I had a bit of a cathartic weekend.
It was sparked by a book, as most of my catharses usually are. I have a hard time tuning into my feelings without the gentle nudging of things like literature or movies–something that I am getting better at but still floundering with like a child learning to walk.
On Saturday I received Andie Mitchell’s book It Was Me All Along in the mail. I settled in for a rousing Saturday night of yoga pants and reading, started the book, and finished it 3 hours later. Her book was amazing, no doubt, and in fact you should all go and buy it, but it was the tipping point in what had been rolling over and over in my head for the last week or so.
Afterwards, I felt compelled to write, as it is one of my oldest loves, and I was finally able to boil down through writing what I couldn’t conceptualize before.
I want more for myself.
I am constantly in awe of the people I surround myself with–be them real, live human beings that I interact with or those of you whose blogs I follow and admire immensely (but not in a weird stalker way…yet). I get so much inspiration from you, the risks you take, and your general outlook on life.
I think I turned a blind eye to my potential once I lost my future and my career. Once it became public that I was not the person that everyone assumed me to be, once I no longer recognized who I was, once I lost everything, my desire to excel and achieve seemed to disappear. I didn’t recognize it at first because getting a job after 9 months in jail is something to be proud of, especially when it’s one outside the only field you have ever worked in and are legally prohibited from returning to. Being able to get any job was a success in my books.
I became comfortable in that field of employment; I felt safe. So I stayed and continued that field in another company. As long as I wasn’t in jail, as long as I wasn’t drinking or using or lying to everyone I knew, I was safe.
Safety is a funny thing. It stops you from questioning if this is what you really want because there’s the possibility that that could make you feel unsafe. Who wants that? I floated along in my safety bubble for almost 5 years until I made a realization. Then it popped.
I’m an underachiever.
My childhood was filled with many achievements, many awards. I don’t say that to be snobby; I say that to emphasize that I was a smart and dedicated child. I was going places. I could accomplish whatever I set my mind to (except physics). In many ways, I was an OVERachiever.
Then my life was turned upside down and I clung to whatever safety and sense of normalcy that I could. I have had a continuous battle with myself for the past couple years and I haven’t been able to figure out why I can never resolve it. None of the jobs I have had post-jail have made me enough money to support myself. Sure, I could have found some way to get by, but without Neil I never would have been able to live an adult life supporting myself in my own apt/home/whatever.
Now you could say that we are a partnership and that this doesn’t matter. For some people this works fine and I applaud them for it. I tried to join that camp and accept that he is the provider and whatever money I happen to bring in will be icing on the cake, but it isn’t working and hasn’t been working since we started dating.
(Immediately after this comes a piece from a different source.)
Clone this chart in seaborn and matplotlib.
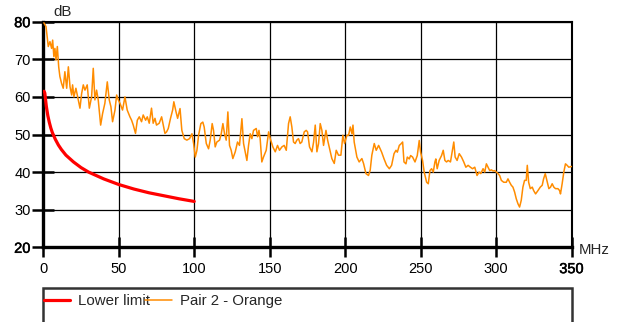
import matplotlib
matplotlib.use("Agg")
import matplotlib.pyplot as plt
import matplotlib.patheffects as pe
from matplotlib.patches import Rectangle
import seaborn as sns
import pandas as pd

# ---- data ----
limit_freq = [0.5, 1, 2, 3, 4, 5, 6, 8, 10, 12, 15, 20, 25, 30, 40, 50, 60, 70, 80, 90, 100]
limit_db = [61.5, 61.0, 57.5, 55.0, 53.2, 51.7, 50.5, 48.7, 47.2, 46.0, 44.5, 42.7, 41.2, 40.0,
            38.2, 36.7, 35.5, 34.5, 33.7, 32.9, 32.2]

pair_freq = [0.4, 1.8, 2.6, 3.3, 4.4, 5.5, 6.2, 7.0, 7.7, 8.4, 9.3, 10.2, 11.0, 12.1, 13.2,
             14.3, 15.5, 16.6, 17.7, 18.8, 19.4, 20.3, 21.6, 23.2, 24.3, 25.4, 26.5, 27.6,
             29.1, 30.5, 32.0, 33.1, 34.2, 35.3, 36.4, 38.0, 39.3, 40.8, 42.4, 43.7, 44.8,
             45.9, 47.5, 48.6, 49.7, 50.8, 52.5, 54.1, 55.6, 57.4, 58.5, 59.6, 61.1, 62.3,
             63.6, 65.1, 66.2, 67.8, 68.9, 70.2, 71.7, 72.8, 74.0, 75.0, 76.8, 78.4, 79.5,
             80.6, 81.7, 82.8, 84.3, 85.7, 86.5, 87.9, 89.0, 90.6, 91.8, 93.4, 95.1, 96.9,
             98.5, 99.6, 100.7, 101.8, 102.9, 104.4, 105.7, 106.6, 108.0, 109.5, 110.6,
             111.9, 112.8, 113.9, 115.0, 116.8, 117.9, 119.0, 120.1, 121.2, 122.3, 123.4,
             124.5, 125.6, 127.2, 128.7, 130.0, 131.6, 132.7, 133.8, 134.9, 136.0, 137.1,
             138.2, 139.3, 141.1, 142.0, 142.9, 143.7, 144.8, 145.9, 147.7, 149.3, 150.4,
             152.1, 153.7, 155.2, 156.5, 158.1, 159.6, 161.0, 162.5, 163.6, 164.7, 165.8,
             166.9, 168.0, 169.1, 170.2, 171.3, 172.9, 174.2, 175.1, 176.4, 178.0, 179.1,
             180.2, 181.3, 182.4, 183.5, 184.6, 185.7, 187.3, 188.4, 189.7, 191.2, 192.8,
             194.1, 195.6, 197.2, 198.5, 199.6, 201.2, 202.3, 203.4, 204.5, 205.2, 206.0,
             207.8, 209.3, 211.1, 212.2, 213.8, 215.5, 216.6, 217.7, 219.3, 220.6, 222.2,
             224.2, 225.8, 227.5, 229.3, 230.8, 232.4, 233.7, 234.6, 235.9, 237.0, 238.1,
             239.0, 240.3, 241.2, 242.5, 243.4, 244.7, 246.3, 247.8, 249.1, 250.0, 251.3,
             252.4, 254.0, 255.1, 256.2, 257.3, 258.4, 259.5, 260.1, 261.0, 262.3, 263.9,
             265.0, 266.1, 267.2, 268.3, 269.8, 271.1, 272.0, 272.9, 274.2, 275.6, 277.1,
             278.6, 280.0, 281.5, 283.0, 284.4, 285.9, 287.4, 288.8, 289.9, 291.4, 292.5,
             293.6, 294.7, 295.8, 296.9, 298.0, 299.1, 300.2, 301.3, 302.4, 303.5, 305.1,
             306.8, 307.9, 309.0, 310.1, 311.2, 312.3, 313.4, 314.5, 315.6, 316.7, 317.8,
             318.9, 320.0, 320.7, 321.6, 322.7, 324.0, 324.9, 326.2, 327.8, 329.3, 330.6,
             331.5, 332.6, 333.7, 335.0, 336.1, 337.2, 338.3, 339.4, 341.0, 342.1, 342.7,
             343.8, 344.9, 346.0, 347.1, 348.2, 350.0]
pair_db = [79.7, 78.7, 76.0, 73.4, 74.7, 72.9, 75.1, 70.7, 72.9, 69.8, 73.4, 68.0, 65.4, 63.6,
           62.3, 66.7, 62.3, 68.0, 62.7, 60.5, 63.2, 60.0, 62.3, 59.2, 57.0, 60.9, 63.2, 61.8,
           63.2, 57.0, 60.0, 67.6, 59.2, 61.8, 59.2, 52.5, 55.6, 58.3, 64.0, 59.2, 57.4, 53.4,
           56.5, 60.5, 59.2, 58.3, 56.5, 60.0, 56.5, 54.7, 53.8, 52.5, 50.3, 53.8, 54.7, 53.4,
           55.2, 53.8, 54.7, 53.0, 57.0, 53.0, 54.3, 52.5, 53.0, 54.7, 52.5, 50.3, 50.7, 51.6,
           54.3, 56.5, 58.7, 56.1, 54.3, 56.9, 51.1, 48.9, 48.5, 48.9, 50.2, 47.6, 44.0, 45.8,
           49.8, 52.9, 53.3, 52.0, 47.6, 46.2, 48.5, 52.9, 51.1, 46.7, 48.0, 48.5, 50.2, 52.9,
           50.2, 48.5, 56.0, 47.1, 45.8, 43.6, 45.4, 48.0, 47.1, 54.2, 47.6, 45.4, 43.1, 47.1,
           50.2, 48.9, 51.1, 51.6, 49.4, 51.1, 48.9, 42.7, 44.0, 45.8, 50.7, 48.9, 46.7, 45.4,
           47.1, 45.8, 46.7, 47.1, 45.8, 52.9, 54.7, 52.0, 48.0, 47.6, 48.5, 48.9, 47.6, 48.0,
           50.7, 51.1, 50.7, 46.7, 45.4, 48.0, 52.5, 45.4, 47.6, 52.9, 51.1, 47.1, 51.1, 48.5,
           46.2, 43.6, 42.3, 45.8, 44.5, 44.5, 49.8, 47.6, 49.8, 49.8, 52.0, 50.2, 52.5, 48.0,
           44.0, 42.7, 43.6, 42.3, 39.6, 39.1, 40.5, 44.5, 47.6, 45.8, 47.1, 45.3, 43.5, 41.8,
           40.9, 41.8, 44.9, 45.8, 45.3, 47.1, 47.5, 48.0, 42.7, 42.2, 44.0, 43.5, 44.4, 44.0,
           42.7, 44.4, 48.4, 45.3, 43.1, 40.0, 37.3, 36.9, 40.4, 40.9, 40.0, 42.7, 43.5, 40.9,
           43.1, 44.4, 45.8, 43.1, 42.7, 43.1, 42.7, 45.8, 48.0, 44.0, 43.1, 44.9, 44.0, 42.7,
           41.3, 41.8, 41.3, 40.9, 41.3, 39.1, 40.0, 39.6, 40.9, 40.0, 42.2, 41.3, 40.4, 40.6,
           40.3, 40.4, 40.0, 39.6, 39.1, 37.8, 37.3, 37.3, 38.2, 37.3, 36.5, 36.0, 34.7, 32.9,
           31.6, 30.7, 32.5, 36.0, 37.8, 37.8, 41.8, 37.3, 35.6, 36.0, 35.1, 34.2, 35.1, 36.0,
           36.5, 38.2, 39.6, 37.8, 35.6, 36.0, 36.9, 36.0, 35.6, 35.6, 35.1, 34.2, 36.9, 40.0,
           42.2, 41.8, 41.3, 41.5]

x_ticks = [0, 50, 100, 150, 200, 250, 300, 350]
y_ticks = [20, 30, 40, 50, 60, 70, 80]

# ---- style ----
sns.set_style("white")
plt.rcParams["font.family"] = ["Liberation Sans", "DejaVu Sans"]

W, H = 628, 322
fig = plt.figure(figsize=(W / 100, H / 100), dpi=100)
L, R, T, B = 43.3, 571.5, 21.7, 247.3
ax = fig.add_axes([L / W, 1 - B / H, (R - L) / W, (B - T) / H])

df_limit = pd.DataFrame({"MHz": limit_freq, "dB": limit_db})
df_pair = pd.DataFrame({"MHz": pair_freq, "dB": pair_db})

sns.lineplot(data=df_limit, x="MHz", y="dB", ax=ax, color="#ff0000", lw=2.3,
             label="Lower limit", zorder=4)
sns.lineplot(data=df_pair, x="MHz", y="dB", ax=ax, color="#ff8c00", lw=1.1,
             label="Pair 2 - Orange", zorder=5)

ax.set_xlim(0, 350)
ax.set_ylim(20, 80)
ax.set_xticks(x_ticks)
ax.set_yticks(y_ticks)
ax.set_xlabel("")
ax.set_ylabel("")
ax.grid(True, color="black", lw=0.9)
ax.set_axisbelow(True)

for side in ["left", "bottom"]:
    ax.spines[side].set_linewidth(2.4)
    ax.spines[side].set_color("black")
for side in ["top", "right"]:
    ax.spines[side].set_linewidth(1.5)
    ax.spines[side].set_color("black")
    ax.spines[side].set_visible(True)

ax.tick_params(axis="y", direction="inout", length=16, width=1.8, pad=1.2,
               labelsize=10.5, colors="black", left=True)
ax.tick_params(axis="x", direction="inout", length=15, width=1.8, pad=3.2,
               labelsize=10.5, colors="black", bottom=True)

heavy = [pe.withStroke(linewidth=0.35, foreground="black")]
for lab in ax.get_yticklabels():
    if lab.get_text() in ("20", "80"):
        lab.set_path_effects(heavy)
for lab in ax.get_xticklabels():
    if lab.get_text() in ("350",):
        lab.set_path_effects(heavy)

fig.text(53 / W, 1 - 12 / H, "dB", fontsize=10.8, ha="left", va="center")
fig.text(579 / W, 1 - 250 / H, "MHz", fontsize=10.8, ha="left", va="center")

# legend
handles, labels = ax.get_legend_handles_labels()
ax.get_legend().remove()
fig.patches.append(Rectangle((L / W - 0.001, -0.2), (R - L) / W + 0.002,
                             1 - 287.5 / H + 0.2, transform=fig.transFigure,
                             fill=False, edgecolor="#333333", lw=1.8))
fig.legend(handles, labels, loc="center left", bbox_to_anchor=(44 / W, 1 - 301 / H),
           ncol=2, frameon=False, fontsize=10.8, handlelength=1.75,
           handletextpad=0.55, columnspacing=-0.35, borderaxespad=0, borderpad=0)

fig.savefig("out.png", dpi=100, facecolor="white")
I told myself that “other people are fine with that arrangement” which meant that I should be too. What I finally realized (for being sharp, sometimes common things take me a loooooong time) was that if I was honestly ok with it, I wouldn’t be experiencing this push and pull for so long.
So, as the title states, I want more for myself. Not because I need to make an obscene amount of money (unless you want to give me some), but because I know I am not working to my full potential and I am taking the easy way out. I am not taking risks because honestly I don’t have to, so why would I want to risk the pain of failure again? This brings me to my next realization:
I don’t take risks because I’m scared. I’m afraid they won’t pan out, I’m afraid of rejection, you name it. I started this blog because I felt like I had something important to share with people. I spent many years living a double life that came crashing down on me and if I could help one person realize that they didn’t have to live that way, it would be amazing. I wanted to show people that there was another way to live, a healthier way to live, and by changing the way I was living I was able to continuously make amends to myself.
This blog is the thing that I put the most time into. It’s the one thing in my life that doesn’t ever feel like work. For me to say that and to consistently demonstrate it with my actions and then say “if it’s successful that’s cool and if it’s not that cool too” is a cop out. It’s a way for me to a) not put as much effort into it as I’d like and b) not be let down if it doesn’t work out. It’s a way to stay safe.
I have always, always loved writing. I want to take time to be more honest with you. I feel like there were many more heartfelt posts in the early days of this blog because things were just spilling out of me. If I want this to be my livelihood, then I need to commit to that and not back up when I feel vulnerable or that things are getting too hard. I am still working on all of this, so bear with me, but I wanted to take the time to thank all of you for coming with me on this journey and for sticking around. You make me feel safe (in a good way).